I read version -03 of the HyStart++ document and my view differs
from many, I guess.  IMHO, this document is not ready for adoption.

The draft is pretty anemic and I am not sure there is enough there
to actually judge whether it is or is not a good idea.  It seems
like perhaps the document could get there, but at this point I think
the authors have some work to do.  Review below.

allman




Section 1:

  - Nit: RFC 793 does not define slow start, remove ref.  (Could add
    a ref to original Jacobson paper.)

  - HyStart++ is "widely deployed", but is it widely used?  Is it
    enabled or just there for the enabling?  The document makes it
    sound like we have a lot of experience with this somehow, but
    none of that is shared (see below).

  - Nit: Spell out "LSS" on first use.

Section 3:

  - Nit: Totally fine to crib the definitions from RFC 5681, but
    it'd be good form to note that is where they came from.

  - Nit: Also, since you use rwnd in one of the definitions and
    you're copying things, you might as well copy that one, too.

Section 4:

  - There is so much unexplained magic in here.  When setting
    RttThresh, what is magic about 1/8-th of the lastRoundMinRtt?
    Why clamp this between 4msec and 16msec?  Would that really be
    reasonable for all networks?

    We need magic numbers sometimes and as long as they're
    resasonably chosen and motivated we have to live with having
    them around.  But, the draft really needs to explain these
    choices, how they were made and how broadly applicable they
    might be.  Further, the document suggests one MAY vary the
    constants, but it'd be great if it gave some sort of advice on
    how one might decide if different constants were OK or not OK.

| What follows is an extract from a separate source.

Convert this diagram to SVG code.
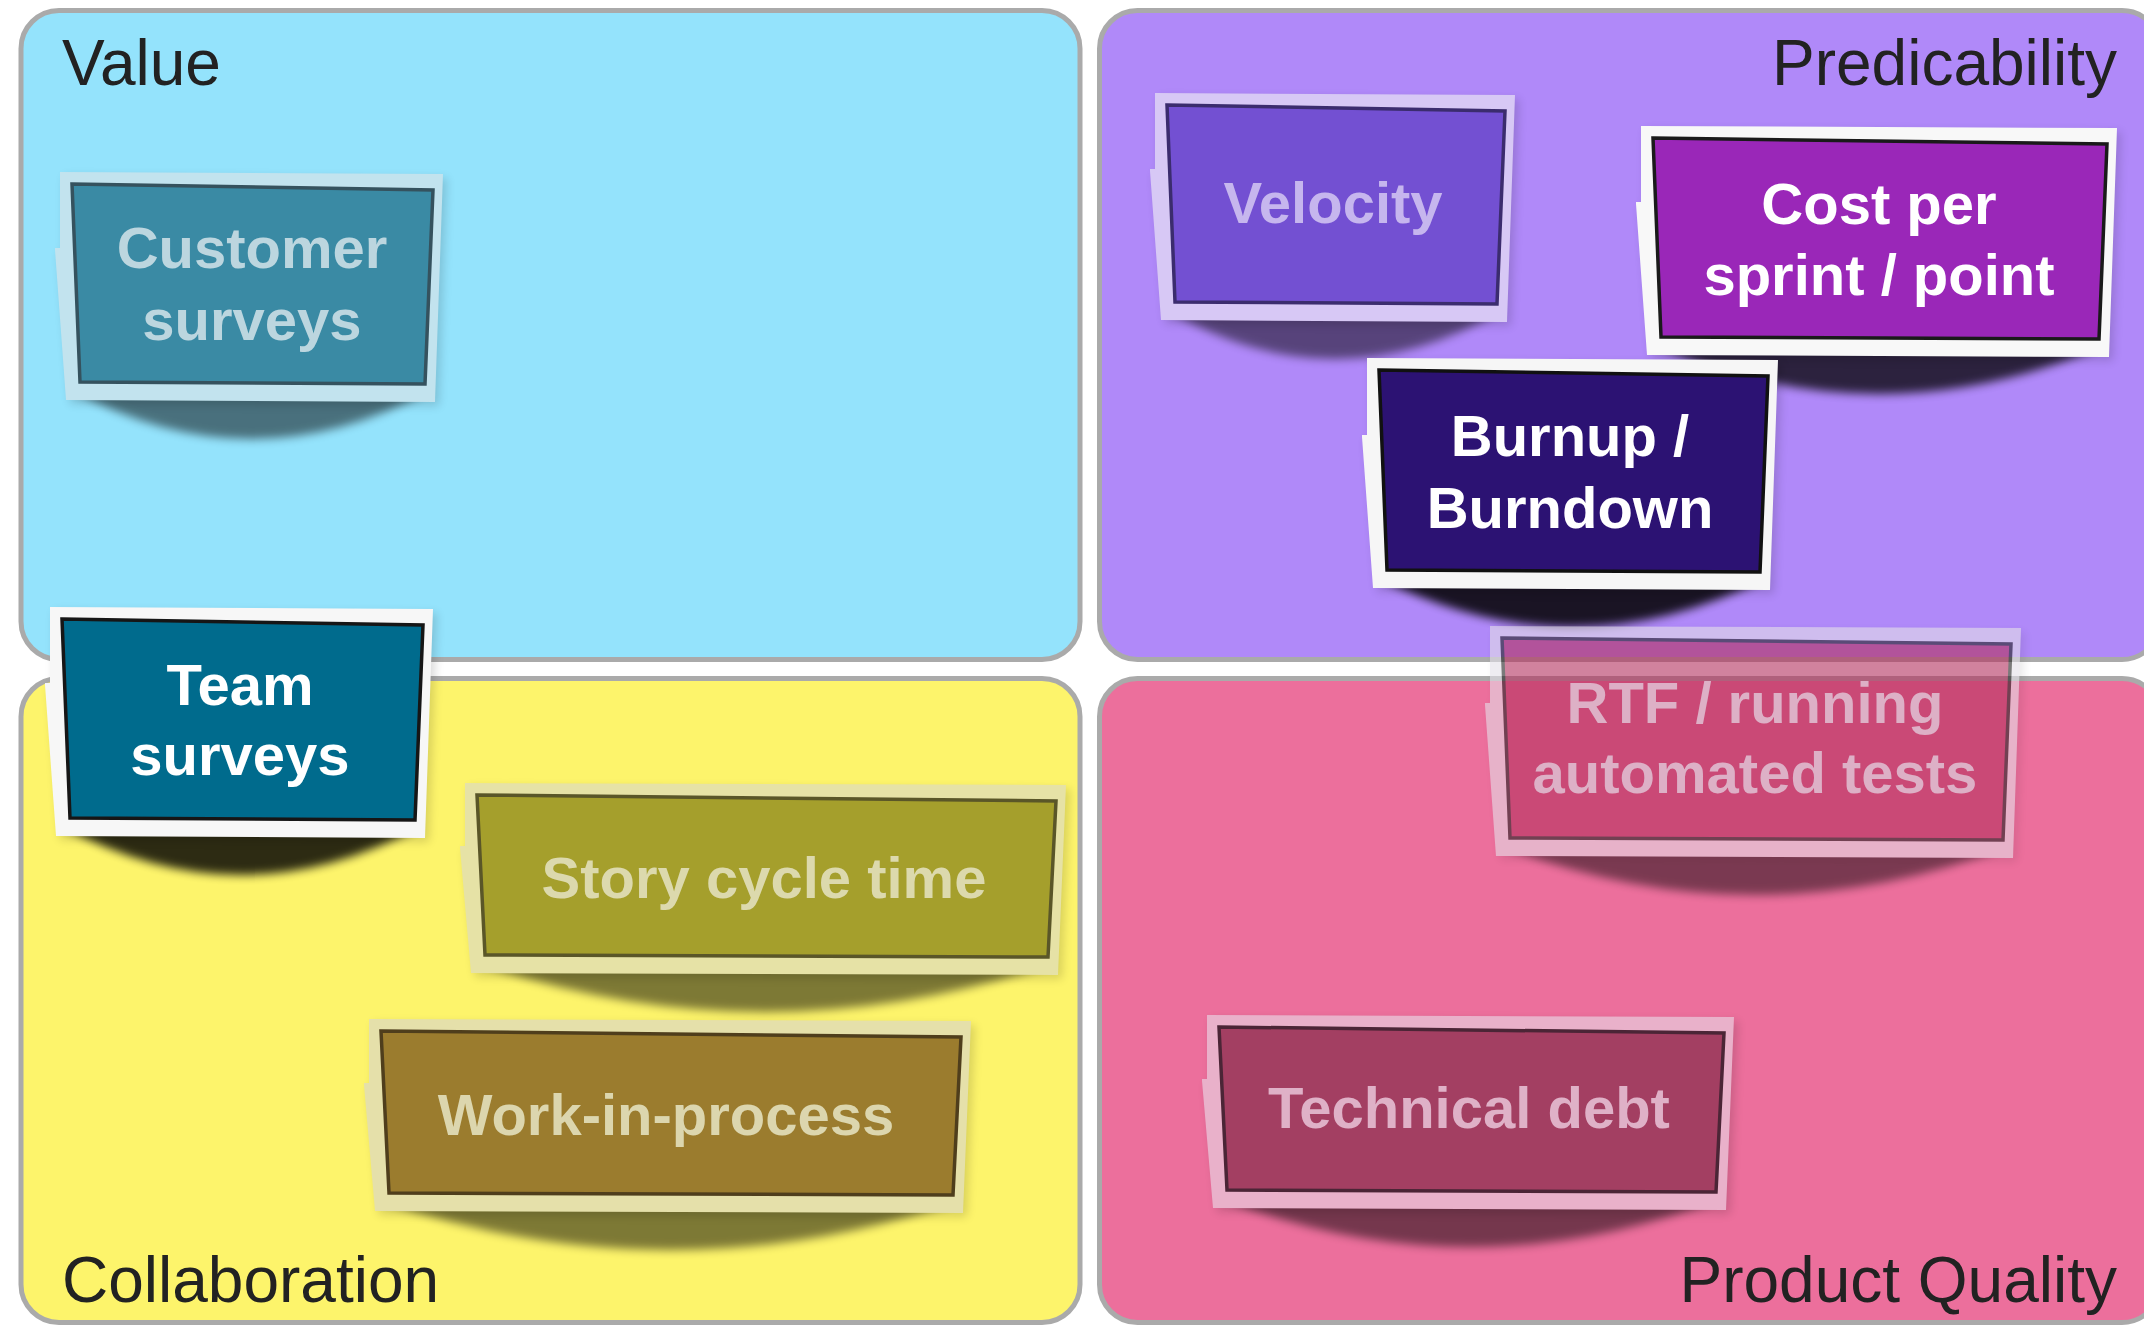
<svg xmlns="http://www.w3.org/2000/svg" width="2144" height="1326" viewBox="0 0 2144 1326">
  <defs>
    <filter id="soft" x="-20%" y="-150%" width="140%" height="400%">
      <feGaussianBlur stdDeviation="5"/>
    </filter>
    <filter id="halo" x="-10%" y="-20%" width="120%" height="140%">
      <feGaussianBlur stdDeviation="5"/>
    </filter>
  </defs>
  <style>
    .panel { stroke: #aaaaaa; stroke-width: 5; }
    .label { font-family: "Liberation Sans", Arial, sans-serif; font-size: 64px; fill: #222222; }
    .card-text { font-family: "Liberation Sans", Arial, sans-serif; font-size: 58px; font-weight: bold; text-anchor: middle; }
    .rim { stroke-width: 3.5; stroke-linejoin: miter; }
    .halo { fill: #000000; opacity: 0.14; filter: url(#halo); }
    .shadow { fill: #000000; filter: url(#soft); }
  </style>

  <!-- quadrant panels -->
  <g id="panels">
    <g id="panel-value">
      <rect class="panel" x="21" y="10.5" width="1059" height="649" rx="38" fill="#94e3fc"/>
      <text class="label" x="62" y="85">Value</text>
    </g>
    <g id="panel-predicability">
      <rect class="panel" x="1099.5" y="10.5" width="1060.5" height="649" rx="38" fill="#b089f9"/>
      <text class="label" x="2117" y="85" text-anchor="end">Predicability</text>
    </g>
    <g id="panel-collaboration">
      <rect class="panel" x="21" y="678.5" width="1059" height="644" rx="38" fill="#fdf46b"/>
      <text class="label" x="62" y="1302">Collaboration</text>
    </g>
    <g id="panel-quality">
      <rect class="panel" x="1099.5" y="678.5" width="1060.5" height="644" rx="38" fill="#ec6f9c"/>
      <text class="label" x="2117" y="1302" text-anchor="end">Product Quality</text>
    </g>
  </g>

  <!-- no connectors in this board -->
  <g id="connectors"/>

  <!-- metric cards: curled-paper shadow, light frame, dark rim, label -->
  <g id="cards">
    <g id="card-customer-surveys">
      <path class="shadow" opacity="0.5" d="M72,390 Q251,488 431,390 Z"/>
      <polygon class="halo" transform="translate(4,4)" points="60,172 443,174 435,402 66,400 55,250 55,248 60,248"/>
      <polygon fill="#c2e3ee" points="60,172 443,174 435,402 66,400 55,250 55,248 60,248"/>
      <polygon class="rim" fill="#3a8aa4" stroke="#35525e" points="72,184 433,190 425,384 80,382"/>
      <text class="card-text" fill="#bcd6df" x="252" y="268">Customer</text>
      <text class="card-text" fill="#bcd6df" x="252" y="340">surveys</text>
    </g>

    <g id="card-velocity">
      <path class="shadow" opacity="0.5" d="M1167,310 Q1335,408 1503,310 Z"/>
      <polygon class="halo" transform="translate(4,4)" points="1155,93 1515,95 1507,322 1161,320 1150,171 1150,169 1155,169"/>
      <polygon fill="#d7c8f5" points="1155,93 1515,95 1507,322 1161,320 1150,171 1150,169 1155,169"/>
      <polygon class="rim" fill="#7350d2" stroke="#3b2c6e" points="1167,105 1505,111 1497,304 1175,302"/>
      <text class="card-text" fill="#c6b6ee" x="1333" y="223">Velocity</text>
    </g>

    <g id="card-cost-per-sprint">
      <path class="shadow" opacity="0.75" d="M1653,345 Q1879,443 2105,345 Z"/>
      <polygon class="halo" transform="translate(4,4)" points="1641,126 2117,128 2109,357 1647,355 1636,204 1636,202 1641,202"/>
      <polygon fill="#f8f8f8" points="1641,126 2117,128 2109,357 1647,355 1636,204 1636,202 1641,202"/>
      <polygon class="rim" fill="#9a27b8" stroke="#1a1a1a" points="1653,138 2107,144 2099,339 1661,337"/>
      <text class="card-text" fill="#ffffff" x="1879" y="224">Cost per</text>
      <text class="card-text" fill="#ffffff" x="1879" y="295">sprint / point</text>
    </g>

    <g id="card-burnup-burndown">
      <path class="shadow" opacity="0.85" d="M1379,578 Q1572,676 1766,578 Z"/>
      <polygon class="halo" transform="translate(4,4)" points="1367,358 1778,360 1770,590 1373,588 1362,437 1362,435 1367,435"/>
      <polygon fill="#f6f6f6" points="1367,358 1778,360 1770,590 1373,588 1362,437 1362,435 1367,435"/>
      <polygon class="rim" fill="#2c1273" stroke="#111111" points="1379,370 1768,376 1760,572 1387,570"/>
      <text class="card-text" fill="#ffffff" x="1570" y="456">Burnup /</text>
      <text class="card-text" fill="#ffffff" x="1570" y="528">Burndown</text>
    </g>

    <g id="card-rtf">
      <g opacity="0.6">
        <path class="shadow" opacity="0.8" d="M1502,846 Q1755,944 2009,846 Z"/>
        <polygon class="halo" transform="translate(4,4)" points="1490,626 2021,628 2013,858 1496,856 1485,705 1485,703 1490,703"/>
        <polygon fill="#e4e0e8" points="1490,626 2021,628 2013,858 1496,856 1485,705 1485,703 1490,703"/>
        <polygon class="rim" fill="#b4305e" stroke="#222222" points="1502,638 2011,644 2003,840 1510,838"/>
      </g>
      <text class="card-text" fill="#ddb0c6" x="1755" y="723">RTF / running</text>
      <text class="card-text" fill="#ddb0c6" x="1755" y="793">automated tests</text>
    </g>

    <g id="card-team-surveys">
      <path class="shadow" opacity="0.82" d="M62,826 Q241,924 421,826 Z"/>
      <polygon class="halo" transform="translate(4,4)" points="50,607 433,609 425,838 56,836 45,685 45,683 50,683"/>
      <polygon fill="#f7f7f7" points="50,607 433,609 425,838 56,836 45,685 45,683 50,683"/>
      <polygon class="rim" fill="#006b8d" stroke="#161616" points="62,619 423,625 415,820 70,818"/>
      <text class="card-text" fill="#ffffff" x="240" y="705">Team</text>
      <text class="card-text" fill="#ffffff" x="240" y="775">surveys</text>
    </g>

    <g id="card-story-cycle-time">
      <path class="shadow" opacity="0.5" d="M477,963 Q765,1061 1054,963 Z"/>
      <polygon class="halo" transform="translate(4,4)" points="465,783 1066,785 1058,975 471,973 460,848 460,846 465,846"/>
      <polygon fill="#e6e2a6" points="465,783 1066,785 1058,975 471,973 460,848 460,846 465,846"/>
      <polygon class="rim" fill="#a59f2c" stroke="#5a5628" points="477,795 1056,801 1048,957 485,955"/>
      <text class="card-text" fill="#dcd9ad" x="764" y="898">Story cycle time</text>
    </g>

    <g id="card-work-in-process">
      <path class="shadow" opacity="0.5" d="M381,1201 Q670,1299 959,1201 Z"/>
      <polygon class="halo" transform="translate(4,4)" points="369,1019 971,1021 963,1213 375,1211 364,1085 364,1083 369,1083"/>
      <polygon fill="#e5e0aa" points="369,1019 971,1021 963,1213 375,1211 364,1085 364,1083 369,1083"/>
      <polygon class="rim" fill="#9b7c2e" stroke="#4f3e1c" points="381,1031 961,1037 953,1195 389,1193"/>
      <text class="card-text" fill="#dcd6ae" x="666" y="1135">Work-in-process</text>
    </g>

    <g id="card-technical-debt">
      <path class="shadow" opacity="0.5" d="M1219,1198 Q1470,1296 1722,1198 Z"/>
      <polygon class="halo" transform="translate(4,4)" points="1207,1015 1734,1017 1726,1210 1213,1208 1202,1081 1202,1079 1207,1079"/>
      <polygon fill="#e9b1ca" points="1207,1015 1734,1017 1726,1210 1213,1208 1202,1081 1202,1079 1207,1079"/>
      <polygon class="rim" fill="#a33f62" stroke="#4b2536" points="1219,1027 1724,1033 1716,1192 1227,1190"/>
      <text class="card-text" fill="#dfb1c7" x="1469" y="1128">Technical debt</text>
    </g>
  </g>
</svg>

  - The algorithm (series of equations) is here and clear.  But, the
    document really needs to give us a flavor of the why.  Talk us
    through what is happening and why in here, please.

General / meta:

  - The draft offers a little intuition on why this is a good idea
    (i.e., to prevent massive slow start over-shoot).  But, there is
    no sketch of evidence that shows it is effective.  I see this
    was previously mentioned on the mailing list and Praveen said:

      We presented lab measurement data at the last IETF. We are in
      the process of doing some A/B experiments at scale with real
      world workloads. We did fairness comparisons in our lab
      measurements between Hystart and non-Hystart and we didn't see
      any problems.

    The bar ought to be higher than "didn't see any problems".  It
    is great that there is some testing done and planned.  I'd like
    to see this all sketched in the document itself.  I am not even
    close to convinced that this is a good idea.

  - In some sense, this idea makes TCP more conservative (i.e., we
    stop exponential increase sooner than RFC5681 would suggest).
    So, the bar is likely not huge for saying this is "OK".  But, I
    think we should have some notion that this helps *something*
    before agreeing to suggest it as somehow a reasonable thing to
    do in an RFC.  Right now this document doesn't concretely show
    that HyStart++ is useful in any way.